After reading the @nytimes lawsuit against @OpenAI and @Microsoft, I find my sympathies more with OpenAI and Microsoft than with the NYT.
The suit:
(1) Claims, among other things, that OpenAI and Microsoft used millions of copyrighted NYT articles to train their models
(2)…— Andrew Ng (@AndrewYNg) January 7, 2024
However, whether training large language models (LLMs) on copyrighted materials is in violation of copyright law will ultimately be decided by regulators and not AI advocates. Until then, the ambiguity around the legality of training on copyrighted material hangs over generative AI.
LLMs, Copyright, and Controversy
Ever since ChatGPT reached the mainstream consciousness, LLMs have been surrounded by controversy. Over the past year alone, industry leaders, including OpenAI, Anthropic, Google, Midjourney, and Stable Diffusion, have all been hit with lawsuits alleging copyright infringement.

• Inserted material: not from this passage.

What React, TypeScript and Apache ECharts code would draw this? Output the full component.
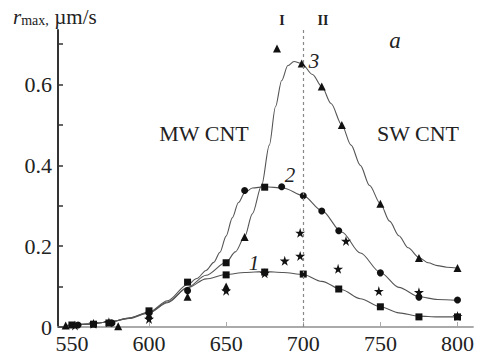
import React, { useEffect, useRef } from "react";
import * as echarts from "echarts";

// Fitted curves (wavelength nm, r_max µm/s)
const curve1: [number, number][] = [
  [545, 0.003], [560, 0.007], [575, 0.013], [587, 0.022], [600, 0.036], [612, 0.062],
  [625, 0.097], [637, 0.119], [650, 0.13], [662, 0.135], [675, 0.137], [687, 0.135],
  [700, 0.13], [712, 0.113], [725, 0.092], [737, 0.07], [750, 0.05], [762, 0.035],
  [775, 0.027], [787, 0.025], [800, 0.025],
];
const curve2: [number, number][] = [
  [545, 0.003], [560, 0.007], [575, 0.013], [587, 0.022], [600, 0.037], [612, 0.065],
  [625, 0.105], [631, 0.12], [637, 0.14], [642, 0.16], [646, 0.185], [650, 0.225],
  [654, 0.27], [658, 0.308], [662, 0.332], [667, 0.344], [675, 0.347], [687, 0.344],
  [700, 0.325], [712, 0.288], [725, 0.235], [737, 0.183], [750, 0.135], [762, 0.098],
  [775, 0.075], [787, 0.068], [800, 0.066],
];
const curve3: [number, number][] = [
  [545, 0.003], [560, 0.007], [575, 0.013], [587, 0.021], [600, 0.035], [612, 0.06],
  [625, 0.098], [637, 0.128], [650, 0.16], [656, 0.186], [662, 0.223], [667, 0.28],
  [673, 0.35], [678, 0.45], [682, 0.545], [686, 0.61], [690, 0.647], [694, 0.657],
  [699, 0.652], [706, 0.625], [712, 0.595], [718, 0.553], [725, 0.5], [731, 0.45],
  [737, 0.4], [743, 0.35], [750, 0.305], [756, 0.262], [762, 0.226], [768, 0.196],
  [775, 0.172], [781, 0.159], [787, 0.152], [793, 0.148], [800, 0.146],
];

// Measured points
const squares: [number, number][] = [
  [550, 0.005], [564, 0.007], [574, 0.01], [600, 0.04], [625, 0.111], [650, 0.159],
  [650, 0.129], [675, 0.346], [675, 0.136], [700, 0.131], [723, 0.094], [750, 0.05],
  [775, 0.025], [800, 0.025],
];
const circles: [number, number][] = [
  [554, 0.005], [576, 0.01], [600, 0.035], [625, 0.09], [662, 0.338], [686, 0.347],
  [700, 0.325], [712, 0.287], [723, 0.238], [750, 0.134], [775, 0.074], [800, 0.067],
];
const triangles: [number, number][] = [
  [546, 0.004], [580, 0.002], [600, 0.03], [625, 0.075], [650, 0.1], [662, 0.223],
  [683, 0.689], [699, 0.652], [712, 0.595], [725, 0.5], [750, 0.305], [775, 0.171],
  [800, 0.146],
];
const stars: [number, number][] = [
  [552, 0.004], [564, 0.008], [574, 0.012], [600, 0.02], [650, 0.09], [675, 0.133],
  [688, 0.164], [698, 0.176], [698, 0.233], [722.6, 0.144], [727.7, 0.213],
  [749, 0.089], [775, 0.086], [800, 0.027],
];

const xTicks = [550, 600, 650, 700, 750, 800];
const yMajor = [0, 0.2, 0.4, 0.6];
const yMinor = [0, 0.1, 0.2, 0.3, 0.4, 0.5, 0.6, 0.7];
const boundary = 700;

const STAR =
  "path://M50,0 L61,35 L98,35 L68,57 L79,91 L50,70 L21,91 L32,57 L2,35 L39,35 Z";
const FONT = "'Liberation Serif', 'Times New Roman', serif";
const INK = "#222";

export default function App() {
  const ref = useRef<HTMLDivElement>(null);
  useEffect(() => {
    if (!ref.current) return;
    const chart = echarts.init(ref.current, null, { renderer: "svg" });
    const lineS = (data: [number, number][], extra: any = {}) => ({
      type: "line",
      data,
      smooth: 0.3,
      smoothMonotone: "x",
      showSymbol: false,
      symbol: "none",
      lineStyle: { color: "#555", width: 1.1 },
      z: 2,
      silent: true,
      ...extra,
    });
    const scat = (data: [number, number][], symbol: string, size: number) => ({
      type: "scatter",
      data,
      symbol,
      symbolSize: size,
      itemStyle: { color: "#111", opacity: 1 },
      z: 3,
      silent: true,
    });
    const txt = (x: number, y: number, text: string, extra: any = {}) => ({
      type: "text",
      x,
      y,
      style: {
        text,
        fontFamily: FONT,
        fontSize: 22,
        fill: INK,
        textAlign: "center",
        textVerticalAlign: "middle",
        ...extra,
      },
    });
    chart.setOption({
      animation: false,
      backgroundColor: "#fff",
      textStyle: { fontFamily: FONT },
      grid: { left: 58, right: 4, top: 30, bottom: 31 },
      xAxis: {
        type: "value",
        min: 541,
        max: 810,
        axisLine: { lineStyle: { color: "#aaa", width: 2 } },
        axisTick: {
          show: true,
          inside: true,
          length: 5,
          customValues: xTicks,
          lineStyle: { color: "#aaa", width: 1 },
        },
        axisLabel: {
          customValues: xTicks,
          fontFamily: FONT,
          fontSize: 22,
          color: INK,
          margin: 5,
        },
        splitLine: { show: false },
      },
      yAxis: {
        type: "value",
        min: 0,
        max: 0.735,
        axisLine: { show: true, lineStyle: { color: "#333", width: 2 } },
        axisTick: {
          show: true,
          inside: true,
          length: 5,
          customValues: yMinor,
          lineStyle: { color: "#333", width: 1.5 },
        },
        axisLabel: {
          customValues: yMajor,
          fontFamily: FONT,
          fontSize: 22,
          color: INK,
          margin: 6,
          formatter: (v: number) => (v === 0 ? "0" : v.toFixed(1)),
        },
        splitLine: { show: false },
      },
      series: [
        lineS(curve1, {
          markLine: {
            silent: true,
            symbol: "none",
            label: { show: false },
            lineStyle: { color: "#888", type: [3, 3], width: 1.2 },
            data: [{ xAxis: boundary }],
          },
        }),
        lineS(curve2),
        lineS(curve3),
        scat(squares, "rect", 7),
        scat(circles, "circle", 7),
        scat(triangles, "triangle", 8),
        scat(stars, STAR, 10),
      ],
      graphic: [
        {
          type: "text",
          left: 13,
          top: 6,
          style: {
            text: "{r|r}{s|max}{s|, }{u|µm/s}",
            fontFamily: FONT,
            fill: INK,
            rich: {
              r: { fontFamily: FONT, fontStyle: "italic", fontSize: 21, fill: INK, verticalAlign: "bottom" },
              s: { fontFamily: FONT, fontSize: 14, fill: INK, padding: [6, 0, 0, 0], verticalAlign: "bottom" },
              u: { fontFamily: FONT, fontSize: 21, fill: INK, padding: [0, 0, 0, 2], verticalAlign: "bottom" },
            },
          },
        },
        txt(204, 133, "MW CNT"),
        txt(418, 133, "SW CNT"),
        txt(282, 20, "I", { fontSize: 14, fontWeight: "bold" }),
        txt(323, 20, "II", { fontSize: 14, fontWeight: "bold" }),
        txt(395, 40, "a", { fontStyle: "italic", fontSize: 23 }),
        txt(314, 61, "3", { fontStyle: "italic", fontSize: 21 }),
        txt(290, 175, "2", { fontStyle: "italic", fontSize: 21 }),
        txt(254, 263, "1", { fontStyle: "italic", fontSize: 21 }),
      ],
    });
    return () => chart.dispose();
  }, []);
  return (
    <div
      ref={ref}
      style={{ position: "absolute", left: 0, top: 0, width: 477, height: 358 }}
    />
  );
}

It’s also worth noting that back in July 2023, The Daily Mail was in the process of considering legal action against Google over copyright violations, claiming that Google used a cache of 1 million news articles from the Daily Mail and CNN to develop Bard.
More cases of this nature will continue to crop up until a regulator or lawmaker decides whether training LLMs on copyrighted material is fair use. If they decide it isn’t – then development will undoubtedly become more complicated.
At the very least, vendors would have to request permission or pay publishers to use their copyrighted works. We’re already seeing an effort to move to these types of arrangements, with OpenAI reportedly undergoing negotiations with dozens of publishers.
Could Regulation Kill Generative AI?
Given the widespread interest and investment we have seen in generative AI over the past few years, it is unlikely that tighter copyright laws would damage the market overnight.
It is more likely that AI vendors are forced to be more proactive about establishing mutually beneficial relationships with publishers and compensating them for access to past articles, books, and other copyrighted works.
For instance, while file-sharing service Napster went bankrupt for copyright infringement after allowing users to download copyrighted works without compensation, Spotify later emerged to build a thriving streaming service of over 100 million songs by establishing commercial relationships to ensure songwriters, publishers, artists, and other rights holders get fairly compensated.
If such a licensing model is possible for the music industry, then in theory, it should be possible for AI vendors to form partnerships with publishers so they can get access to copyrighted material in exchange for financial compensation.
That being said, the formation of such a commercial partnership rests on publishers not seeing LLMs as an existential threat to their business.
The Bottom Line
The era of copyright as an afterthought is coming to an end in the generative AI market. As it stands, we will see more and more lawsuits against LLM vendors until a clear legal precedent is established around the legality of training these solutions on copyrighted material.